Les due diligences impliquent pour leur part un rythme de travail parfois intense, similaire à celui en vigueur dans le domaine financier. « La réactivité est clé dans notre métier, rappelle Nicolas Cottis. Lorsqu’un client nous sollicite, il souhaite recevoir une première documentation dans la journée. Il faut être en capacité de fournir une analyse dans un délai court, voire très court. » Et si la réalisation de due diligence s’appuie sur une rigueur d’analyse, la capacité à sortir du cadre est aussi appréciée. « Les préconisations et missions de conseil stratégique impliquent de penser les modèles de demain, et donc de faire preuve d’une forme de créativité », souligne Aurélie Jourdon. Enfin, si le secteur du développement durable bénéficie d’une bonne image auprès des candidats, ces derniers se montrent particulièrement attentifs à la politique interne du cabinet. Mieux vaut donc pour les recruteurs que leurs engagements soient en ligne avec les missions proposées.

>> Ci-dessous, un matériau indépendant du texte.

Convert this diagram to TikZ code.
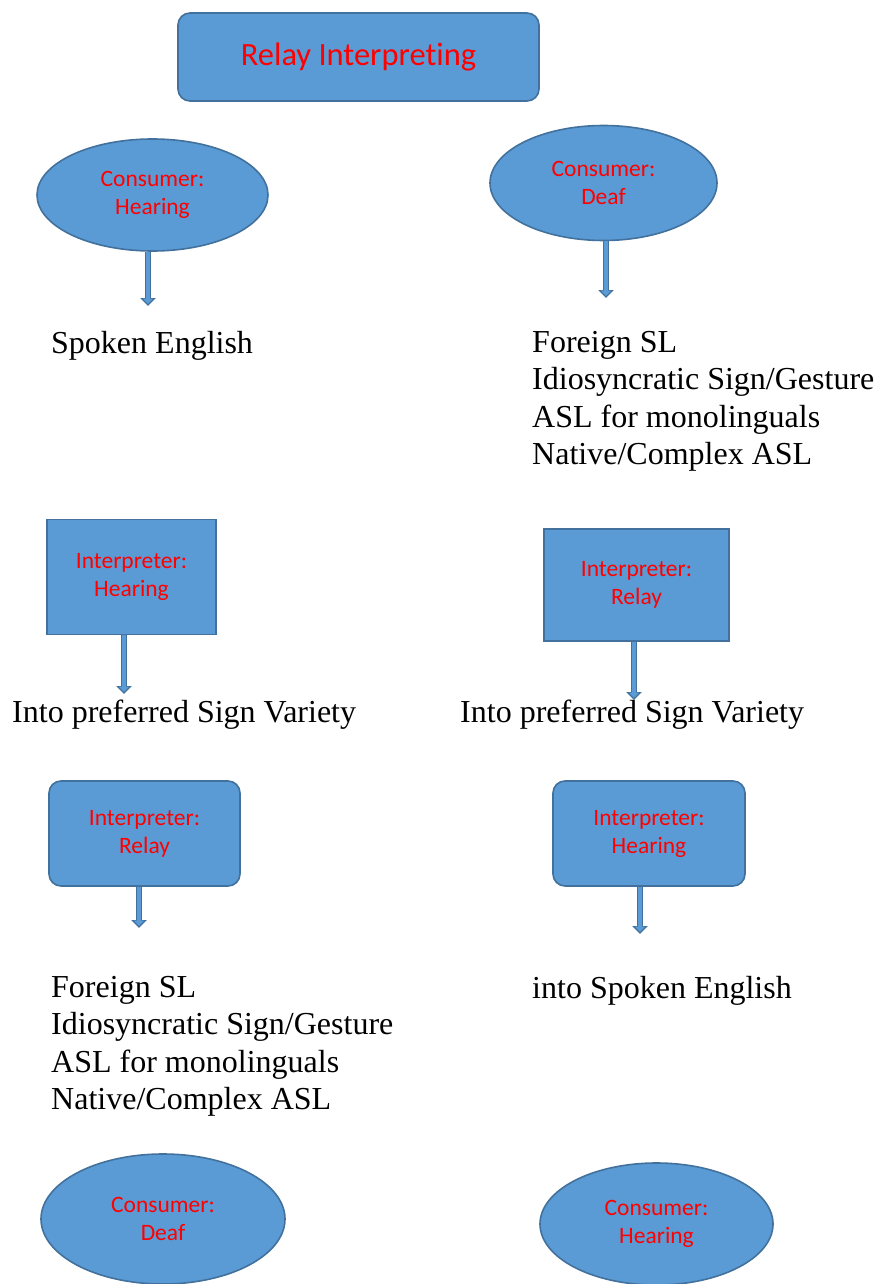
\documentclass[tikz,border=0pt]{standalone}
\usepackage{fontspec}
\setmainfont{Liberation Serif}
\newfontfamily\calibri[Ligatures=NoCommon]{Carlito}
\usetikzlibrary{shapes.geometric,arrows.meta}

\definecolor{boxfill}{HTML}{5B9BD5}
\definecolor{boxedge}{HTML}{41719C}
\definecolor{labelred}{HTML}{FF0000}

\tikzset{
  shapebase/.style={fill=boxfill, draw=boxedge, line width=1.6pt, text=labelred,
    font=\calibri\fontsize{23.5}{28}\selectfont, align=center, inner sep=0pt},
  consumer/.style={shapebase, ellipse},
  interp/.style={shapebase, rectangle},
  roundbox/.style={shapebase, rectangle, rounded corners=12pt},
  langtext/.style={anchor=north west, align=left, inner sep=0pt,
    font=\fontsize{32}{37.5}\selectfont},
  blockarrow/.style={draw=boxedge, line width=6pt, -{Triangle[length=8pt,width=15pt]},
    postaction={draw=boxfill, line width=3.2pt, shorten >=2pt, -{Triangle[length=5.5pt,width=10pt]}}}
}

\begin{document}
\begin{tikzpicture}[x=1pt,y=-1pt]
    \useasboundingbox (0,0) rectangle (878,1284);

    % Titel
    \node[roundbox, minimum width=361pt, minimum height=88pt,
      font=\calibri\fontsize{32.5}{38}\selectfont] (title) at (358.5,57) {Relay Interpreting};

    % Zeile 1
    \node[consumer, minimum width=231pt, minimum height=112pt] (chear) at (152.5,195) {Consumer:\\Hearing};
    \node[consumer, minimum width=227pt, minimum height=115pt] (cdeaf) at (603.5,183) {Consumer:\\Deaf};
    \coordinate (e1) at (148,306);
    \coordinate (e2) at (606,298);
    \draw[blockarrow] (chear.south -| e1) -- (e1);
    \draw[blockarrow] (cdeaf.south -| e2) -- (e2);

    \node[langtext] (spoken) at (51,331) {Spoken English};
    \node[langtext] (signs1) at (532,331) {Foreign SL\\Idiosyncratic Sign/Gesture\\ASL for monolinguals\\Native/Complex ASL};

    % Zeile 2
    \node[interp, minimum width=169pt, minimum height=115pt] (ihear) at (131.5,577) {Interpreter:\\Hearing};
    \node[interp, minimum width=185pt, minimum height=112pt] (irelay) at (636.5,585) {Interpreter:\\Relay};
    \coordinate (e3) at (124,694);
    \coordinate (e4) at (634,700);
    \draw[blockarrow] (ihear.south -| e3) -- (e3);
    \draw[blockarrow] (irelay.south -| e4) -- (e4);

    \node[langtext] (into1) at (12,700) {Into preferred Sign Variety};
    \node[langtext] (into2) at (460,700) {Into preferred Sign Variety};

    % Zeile 3
    \node[roundbox, minimum width=191pt, minimum height=105pt] (irelay2) at (144.5,833.5) {Interpreter:\\Relay};
    \node[roundbox, minimum width=192pt, minimum height=105pt] (ihear2) at (649,833.5) {Interpreter:\\Hearing};
    \coordinate (e5) at (139,928);
    \coordinate (e6) at (640,934);
    \draw[blockarrow] (irelay2.south -| e5) -- (e5);
    \draw[blockarrow] (ihear2.south -| e6) -- (e6);

    \node[langtext] (signs2) at (51,976) {Foreign SL\\Idiosyncratic Sign/Gesture\\ASL for monolinguals\\Native/Complex ASL};
    \node[langtext] (spoken2) at (532,976) {into Spoken English};

    % Zeile 4
    \node[consumer, minimum width=244pt, minimum height=130pt] (cdeaf2) at (163,1219) {Consumer:\\Deaf};
    \node[consumer, minimum width=233pt, minimum height=122pt] (chear2) at (656.5,1224) {Consumer:\\Hearing};
\end{tikzpicture}
\end{document}
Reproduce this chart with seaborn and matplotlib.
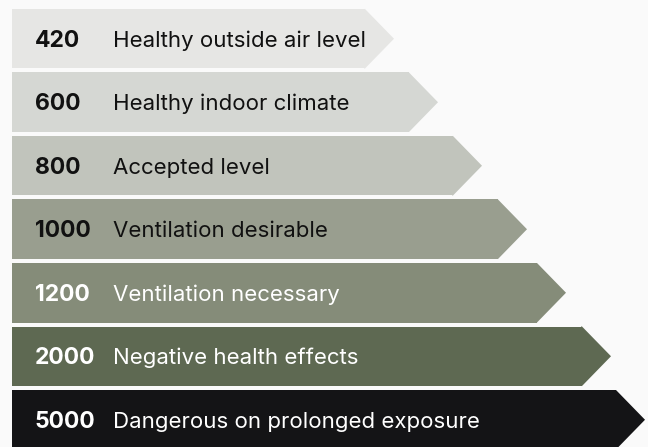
import matplotlib
matplotlib.use("Agg")
import matplotlib.pyplot as plt
from matplotlib.patches import Polygon
import seaborn as sns
import pandas as pd

# ---- data ----
levels = ["420", "600", "800", "1000", "1200", "2000", "5000"]
descriptions = [
    "Healthy outside air level",
    "Healthy indoor climate",
    "Accepted level",
    "Ventilation desirable",
    "Ventilation necessary",
    "Negative health effects",
    "Dangerous on prolonged exposure",
]
bar_length = [353, 397, 441, 486, 525, 570, 604]
colors = ["#e6e6e4", "#d5d7d3", "#c1c4bc", "#999e8f", "#858c79", "#5e6952", "#141416"]
text_colors = ["#111111", "#111111", "#111111", "#111111", "#ffffff", "#ffffff", "#ffffff"]

df = pd.DataFrame({"level": levels, "length": bar_length, "desc": descriptions})

sns.set_theme(style="white")
plt.rcParams["font.family"] = ["Inter", "DejaVu Sans"]

fig = plt.figure(figsize=(6.48, 4.47), dpi=100, facecolor="#fafafa")
ax = fig.add_axes([0, 0, 1, 1])
ax.set_facecolor("#fafafa")

sns.barplot(data=df, y="level", x="length", hue="level", palette=colors,
            orient="h", width=0.937, legend=False, ax=ax, linewidth=0,
            saturation=1)

tip = 29
for i, p in enumerate(ax.patches):
    x1 = p.get_x() + p.get_width()
    y0 = p.get_y()
    y1 = y0 + p.get_height()
    yc = (y0 + y1) / 2
    ax.add_patch(Polygon([(x1 - 1, y0), (x1, y0), (x1 + tip, yc), (x1, y1), (x1 - 1, y1)],
                         closed=True, facecolor=p.get_facecolor(), edgecolor="none",
                         linewidth=0))

for i, (lv, ds) in enumerate(zip(levels, descriptions)):
    ax.text(23, i + 0.03, lv, fontsize=16.5, fontweight="bold", color=text_colors[i],
            va="center", ha="left")
    ax.text(101, i + 0.03, ds, fontsize=16, color=text_colors[i],
            va="center", ha="left")

ax.set_xlim(-12, 636)
ax.set_ylim(6.429, -0.610)
ax.axis("off")

fig.savefig("out.png", dpi=100, facecolor="#fafafa")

1. « La place des critères ESG dans les choix des décideurs financiers en M&A ».

Une expertise ouvrant plusieurs portes

S’il est possible de construire toute sa carrière dans le conseil extra-financier, en grimpant les différents échelons, une expérience en cabinet peut aussi constituer une première étape avant de basculer en entreprise en tant que collaborateur voire directeur de département de développement durable ou responsable RSE. L’expertise ESG, doublée d’une fine connaissance de l’univers M&A, ouvre aussi la voie à un poste au sein d’une société de gestion.